ERROR: Error in data_train %>% ggplot(aes(x = mode, fill = music_genre)): could not find function "%>%"


## Methods

In this project, our group will use Spotify's dataset to predict the genre of a selected song. First after removing columns that we deem unrelated to genre prediction, a model will be trained on a large variety of factors such as popularity, acousticness, and dancability, with genre as the predictable factor. A new user attempting to predict the genre of a song would first find the song variables such as dancability, after which a k-nearest-neighbours analysis can be completed on the song (against our training data) to predict its genre.

We may be able to visualize this data if we find a correlation between any of the variables: say, tempo and danceability. Placing each song in a scatterplot would show a positive/negative relationship if there is one.

## Expected Outcomes & Significance

Provided a certain music track's statistics, our model should be able to produce a genre prediction, placing it into one of eleven different genres.

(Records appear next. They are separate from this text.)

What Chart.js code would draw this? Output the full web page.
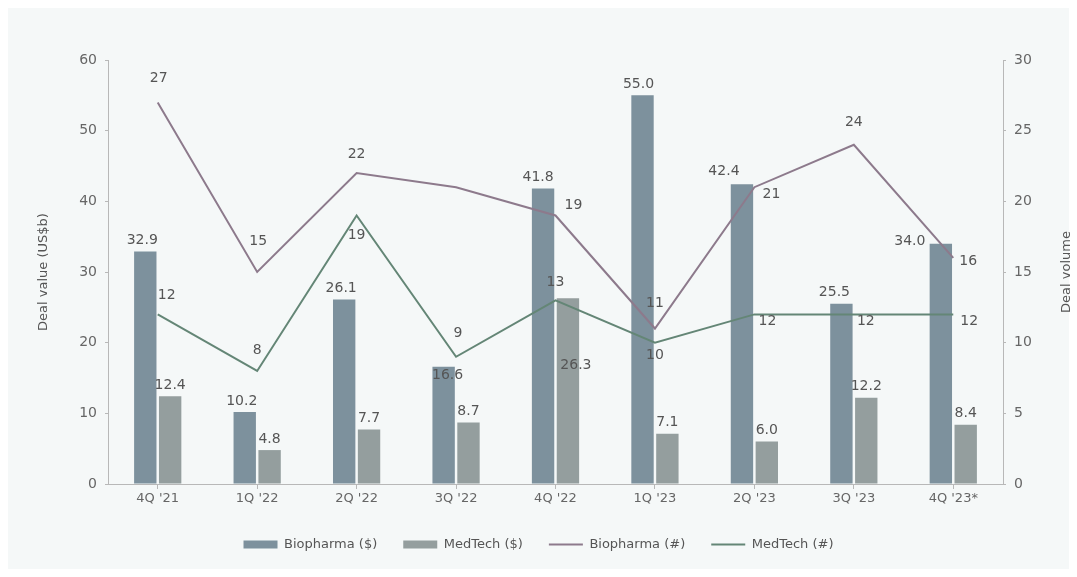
<!DOCTYPE html>
<html>
<head>
<meta charset="utf-8">
<script src="https://cdn.jsdelivr.net/npm/chart.js@4"></script>
<style>
  html, body { margin: 0; padding: 0; background: #fff; }
  #wrap { width: 1077px; height: 577px; }
</style>
</head>
<body>
<div id="wrap"><canvas id="dealChart" width="1077" height="577"></canvas></div>
<script>
// 분기 라벨
const quarters = ["4Q '21", "1Q '22", "2Q '22", "3Q '22", "4Q '22", "1Q '23", "2Q '23", "3Q '23", "4Q '23*"];

// 거래 금액 (US$b)
const biopharmaValue = [32.9, 10.2, 26.1, 16.6, 41.8, 55.0, 42.4, 25.5, 34.0];
const medtechValue = [12.4, 4.8, 7.7, 8.7, 26.3, 7.1, 6.0, 12.2, 8.4];

// 거래 건수
const biopharmaVolume = [27, 15, 22, 21, 19, 11, 21, 24, 16];
const medtechVolume = [12, 8, 19, 9, 13, 10, 12, 12, 12];
const biopharmaVolumeShown = [true, true, true, false, true, true, true, true, true];

// 축 눈금
const valueTicks = [0, 10, 20, 30, 40, 50, 60];
const volumeTicks = [0, 5, 10, 15, 20, 25, 30];

const FONT = "'DejaVu Sans', sans-serif";
const TEXT = '#555';

// 라벨 위치 보정 (datasetIndex -> 점별 [dx, dy])
const labelShift = {
    0: [[-3, -11], [-3, -11], [-3, -11], [4, 9], [-5, -11], [-4, -11], [-18, -13], [-7, -11], [-31, -2]],
    1: [[0, -11], [0, -11], [0, -11], [0, -11], [8, 67], [0, -11], [0, -11], [0, -11], [0, -11]],
    2: [[1, -24], [1, -31], [0, -19], [0, 0], [18, -10], [0, -25], [17, 7], [0, -22], [15, 3]],
    3: [[9, -19], [0, -21], [0, 20], [2, -23], [0, -18], [0, 13], [13, 7], [12, 7], [16, 7]]
};

const panelBg = {
    id: 'panelBg',
    beforeDraw(chart) {
        const c = chart.ctx;
        c.save();
        c.fillStyle = '#ffffff';
        c.fillRect(0, 0, chart.width, chart.height);
        c.fillStyle = '#f5f8f8';
        c.fillRect(8, 8, chart.width - 16, chart.height - 16);
        c.restore();
    }
};

// 오른쪽 축 제목 (아래에서 위로 읽히게)
const rightTitle = {
    id: 'rightTitle',
    afterDraw(chart) {
        const c = chart.ctx;
        const a = chart.chartArea;
        c.save();
        c.translate(1067, (a.top + a.bottom) / 2);
        c.rotate(-Math.PI / 2);
        c.font = '13px ' + FONT;
        c.fillStyle = TEXT;
        c.textAlign = 'center';
        c.textBaseline = 'middle';
        c.fillText('Deal volume', 0, 0);
        c.restore();
    }
};

const valueLabels = {
    id: 'valueLabels',
    afterDatasetsDraw(chart) {
        const c = chart.ctx;
        c.save();
        c.font = '14px ' + FONT;
        c.fillStyle = TEXT;
        c.textAlign = 'center';
        c.textBaseline = 'middle';
        chart.data.datasets.forEach((ds, di) => {
            const meta = chart.getDatasetMeta(di);
            meta.data.forEach((el, i) => {
                if (di === 2 && !biopharmaVolumeShown[i]) return;
                const v = ds.data[i];
                const txt = di < 2 ? v.toFixed(1) : String(v);
                const [dx, dy] = labelShift[di][i];
                c.fillText(txt, el.x + dx, el.y + dy);
            });
        });
        c.restore();
    }
};

function renderChart() {
    const ctx = document.getElementById('dealChart').getContext('2d');

    new Chart(ctx, {
        type: 'bar',
        data: {
            labels: quarters,
            datasets: [
                {
                    label: 'Biopharma ($)',
                    data: biopharmaValue,
                    backgroundColor: '#7d919d',
                    yAxisID: 'y',
                    order: 1,
                    categoryPercentage: 0.5,
                    barPercentage: 0.9
                },
                {
                    label: 'MedTech ($)',
                    data: medtechValue,
                    backgroundColor: '#949e9e',
                    yAxisID: 'y',
                    order: 1,
                    categoryPercentage: 0.5,
                    barPercentage: 0.9
                },
                {
                    type: 'line',
                    label: 'Biopharma (#)',
                    data: biopharmaVolume,
                    borderColor: '#8d7a8c',
                    backgroundColor: '#8d7a8c',
                    borderWidth: 2,
                    pointRadius: 0,
                    tension: 0,
                    yAxisID: 'y1',
                    order: 0
                },
                {
                    type: 'line',
                    label: 'MedTech (#)',
                    data: medtechVolume,
                    borderColor: '#648676',
                    backgroundColor: '#648676',
                    borderWidth: 2,
                    pointRadius: 0,
                    tension: 0,
                    yAxisID: 'y1',
                    order: 0
                }
            ]
        },
        options: {
            responsive: false,
            animation: false,
            devicePixelRatio: 1,
            layout: { padding: { top: 60, bottom: 16, left: 0, right: 0 } },
            plugins: {
                tooltip: { enabled: false },
                legend: {
                    position: 'bottom',
                    labels: {
                        usePointStyle: true,
                        pointStyleWidth: 34,
                        boxHeight: 8,
                        padding: 26,
                        color: TEXT,
                        font: { family: FONT, size: 13 },
                        sort: (a, b) => a.datasetIndex - b.datasetIndex,
                        generateLabels(chart) {
                            const items = Chart.defaults.plugins.legend.labels.generateLabels(chart);
                            items.forEach(it => {
                                const isLine = it.datasetIndex >= 2;
                                it.pointStyle = isLine ? 'line' : 'rect';
                                it.lineWidth = isLine ? 2 : 0;
                            });
                            return items;
                        }
                    }
                }
            },
            scales: {
                x: {
                    offset: true,
                    grid: { display: true, drawOnChartArea: false, offset: false, tickLength: 5, color: '#b8b8b8' },
                    border: { color: '#b8b8b8' },
                    ticks: { color: '#666', font: { family: FONT, size: 13 }, padding: 2, maxRotation: 0 },
                    afterFit(s) { s.height = 28; }
                },
                y: {
                    position: 'left',
                    min: 0,
                    max: 60,
                    afterBuildTicks(s) { s.ticks = valueTicks.map(v => ({ value: v })); },
                    grid: { drawOnChartArea: false, tickLength: 3, color: '#b8b8b8' },
                    border: { color: '#b8b8b8' },
                    ticks: { color: '#666', font: { family: FONT, size: 14 }, padding: 8 },
                    title: {
                        display: true,
                        text: 'Deal value (US$b)',
                        color: TEXT,
                        font: { family: FONT, size: 13 },
                        padding: { top: 36, bottom: 0 }
                    },
                    afterFit(s) { s.width = 108; }
                },
                y1: {
                    position: 'right',
                    min: 0,
                    max: 30,
                    afterBuildTicks(s) { s.ticks = volumeTicks.map(v => ({ value: v })); },
                    grid: { drawOnChartArea: false, tickLength: 3, color: '#b8b8b8' },
                    border: { color: '#b8b8b8' },
                    ticks: { color: '#666', font: { family: FONT, size: 14 }, padding: 8 },
                    afterFit(s) { s.width = 74; }
                }
            }
        },
        plugins: [panelBg, rightTitle, valueLabels]
    });
}

window.onload = renderChart;
</script>
</body>
</html>
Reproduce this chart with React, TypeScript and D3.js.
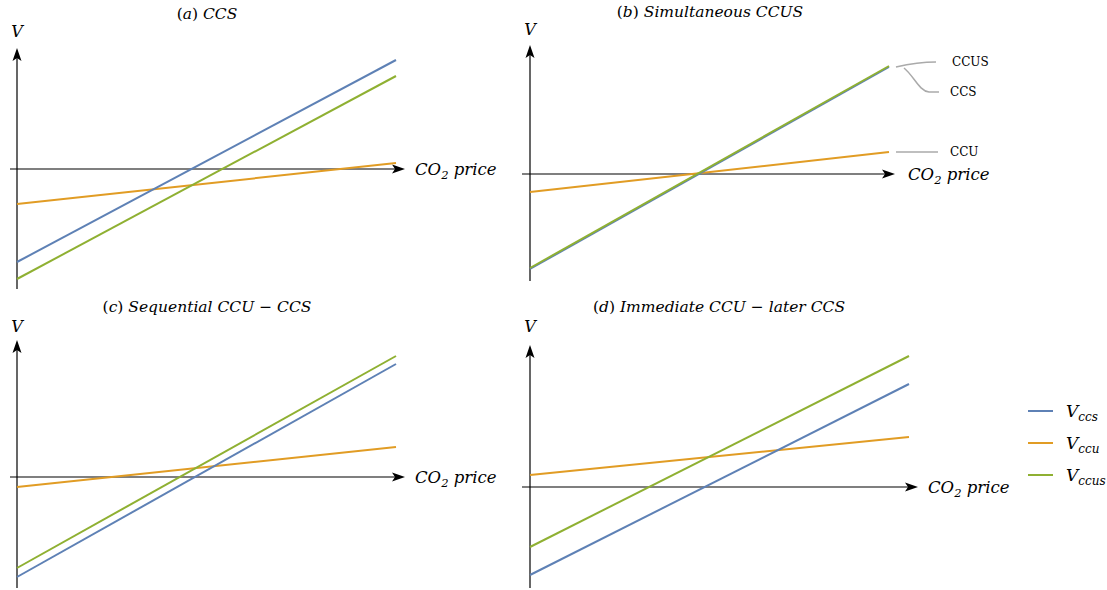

A model capable of categorizing song genre could be useful for anyone sorting and maintaining a song database, such as a studio or a music streaming platform such as Spotify or Soundcloud. Being able to automatically categorize songs uplodaded to such a database would allow not only better organization, but user experience improvements via 'genre' playlists. Furthermore, the model could be paired with information about genre preference from a user to curate custom song recommendations for them. For instance, someone who is known to be a rock fan could be recommended a rock song if the database contains knowledge of which song is in the rock genre.

Following questions may involve discovering correlation between variables. Does song tempo and danceability, have a correlative relationship, for instance? Discovering such correlations may help songwriters engineer their songs for a desired purpose. Another question may be to assess what other similar predictive models could be developed. One possibility is to simply predict a different variable in the dataset. Predicting dancability, for instance, may be a powerful way to categorize songs further and give highly personalized song recommendations.